I believe fractals can already be raytraced, i've seen it done by youtubers such as CodeParade with marble marcher and Sebastian Lague with his Ray Marching video.

@SampleroftheMultiverse 20 дней назад

That’s 9:18 deep

@debblez 27 дней назад

incredible

@MooImABunny 28 дней назад

damn that's really interesting, I wish I had the time to study this more, but I don't have much of a background in the world of ray tracing

@Kavukamari 29 дней назад

wait if it can trace the implicit surface of a 3d shape, then it should also be a general solution to rasterization of fonts, should it not?

@GU-jt5fe 25 дней назад

Good idea, I hope this gets a response.

@MikeLeed 26 дней назад

You sound like Sean Carroll

@MagicGonads 28 дней назад

any challenges of this in higher dimensions?

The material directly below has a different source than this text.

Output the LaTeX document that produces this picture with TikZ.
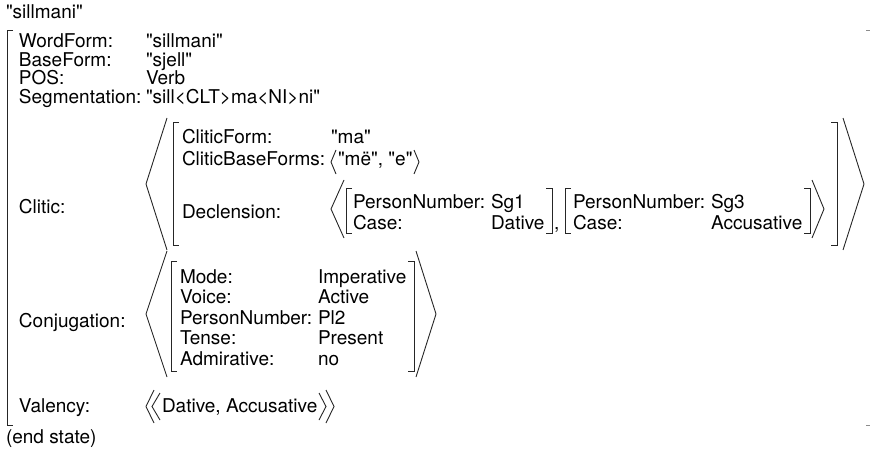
\documentclass[tikz,border=0pt]{standalone}
\usepackage{fontspec}
\setmainfont{TeX Gyre Heros}[Ligatures=TeXOff]
\newcommand\avmL[3]{\draw[brk] ({#1+6},#2) -- (#1,#2) -- (#1,#3) -- ({#1+6},#3);}
\newcommand\avmR[3]{\draw[brk] ({#1-6},#2) -- (#1,#2) -- (#1,#3) -- ({#1-6},#3);}
\newcommand\angL[4]{\draw[brk] ({#1+#2},#3) -- (#1,{(#3+#4)/2}) -- ({#1+#2},#4);}
\newcommand\angR[4]{\draw[brk] ({#1-#2},#3) -- (#1,{(#3+#4)/2}) -- ({#1-#2},#4);}
\begin{document}
\begin{tikzpicture}[x=1pt,y=-1pt,
  txt/.style={anchor=base west, inner sep=0pt, outer sep=0pt, font=\fontsize{19}{22}\selectfont},
  brk/.style={line width=0.9pt, draw=black!85},
  tick/.style={line width=0.9pt, draw=black!45}]
\useasboundingbox (0,0) rectangle (870,449);
% title
\node[txt] (title) at (6,18.5) {"sillmani"};
% outer bracket
\avmL{7}{30}{425}
\draw[tick] (866,30) -- (870,30);
\draw[tick] (866,425) -- (870,425);
% top rows
\node[txt] (wfL) at (19,47.8) {WordForm:};
\node[txt] (wfV) at (146,47.8) {"sillmani"};
\node[txt] (bfL) at (19,66.3) {BaseForm:};
\node[txt] (bfV) at (146,66.3) {"sjell"};
\node[txt] (posL) at (19,84.8) {POS:};
\node[txt] (posV) at (146,84.8) {Verb};
\node[txt] (segL) at (19,103.3) {Segmentation:};
\node[txt] (segV) at (146,103.3) {"sill<CLT>ma<NI>ni"};
% Clitic
\node[txt] (clL) at (19,214) {Clitic:};
\angL{146}{21}{118}{250}
\avmL{173}{122}{245}
\node[txt] (cfL) at (182,143.8) {CliticForm:};
\node[txt] (cfV) at (331,143.8) {"ma"};
\node[txt] (cbL) at (182,165.8) {CliticBaseForms:};
\angL{331}{5}{150}{174}
\node[txt] (cbV) at (338,165.8) {"më", "e"};
\angR{419}{5}{150}{174}
\node[txt] (dcL) at (182,218.8) {Declension:};
\angL{331}{13}{180}{238}
\avmL{346}{188}{233}
\node[txt] (pn1L) at (353,208.8) {PersonNumber:};
\node[txt] (pn1V) at (491,208.8) {Sg1};
\node[txt] (cs1L) at (353,229.3) {Case:};
\node[txt] (cs1V) at (491,229.3) {Dative};
\avmR{552}{188}{233}
\node[txt] (comma) at (554,229.3) {,};
\avmL{565}{188}{233}
\node[txt] (pn2L) at (573,208.8) {PersonNumber:};
\node[txt] (pn2V) at (711,208.8) {Sg3};
\node[txt] (cs2L) at (573,229.3) {Case:};
\node[txt] (cs2V) at (711,229.3) {Accusative};
\avmR{810}{188}{233}
\angR{824}{12}{180}{238}
\avmR{837}{122}{245}
\angR{864}{21}{118}{250}
% Conjugation
\node[txt] (cjL) at (19,327) {Conjugation:};
\angL{146}{21}{251}{377}
\avmL{171}{261}{371}
\node[txt] (moL) at (180,283) {Mode:};
\node[txt] (moV) at (318,283) {Imperative};
\node[txt] (voL) at (180,303.5) {Voice:};
\node[txt] (voV) at (318,303.5) {Active};
\node[txt] (pnL) at (180,324) {PersonNumber:};
\node[txt] (pnV) at (318,324) {Pl2};
\node[txt] (teL) at (180,344.5) {Tense:};
\node[txt] (teV) at (318,344.5) {Present};
\node[txt] (adL) at (180,365) {Admirative:};
\node[txt] (adV) at (318,365) {no};
\avmR{414}{261}{371}
\angR{436}{20}{251}{377}
% Valency
\node[txt] (vaL) at (19,412) {Valency:};
\angL{146}{8}{390}{423}
\angL{152}{8}{393}{420}
\node[txt] (vaV) at (162,412) {Dative, Accusative};
\angR{326}{7}{393}{420}
\angR{334}{8}{390}{423}
% end
\node[txt] (end) at (6,443.5) {(end state)};
\end{tikzpicture}
\end{document}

@markgillespie4572 27 дней назад

Everything works out pretty much the same in higher dimensions, the only difference is that the formula for determining your safe step size gets more complicated. In 2D, the safe step size is the solution to a linear equation. In 3D, the safe step size is the solution to a quadratic equation, so you have to take some square roots. In 4D, the safe step size is the solution to a cubic equation, so the formula is nastier. And in n dimensions, the safe step size is the solution to a degree n-1 equation, which can get tricky to solve if your dimension is too high

@MDNQ-ud1ty 28 дней назад

I'm starting a band and I need an 3 octave oscillator that runs about 0.5hz, interested?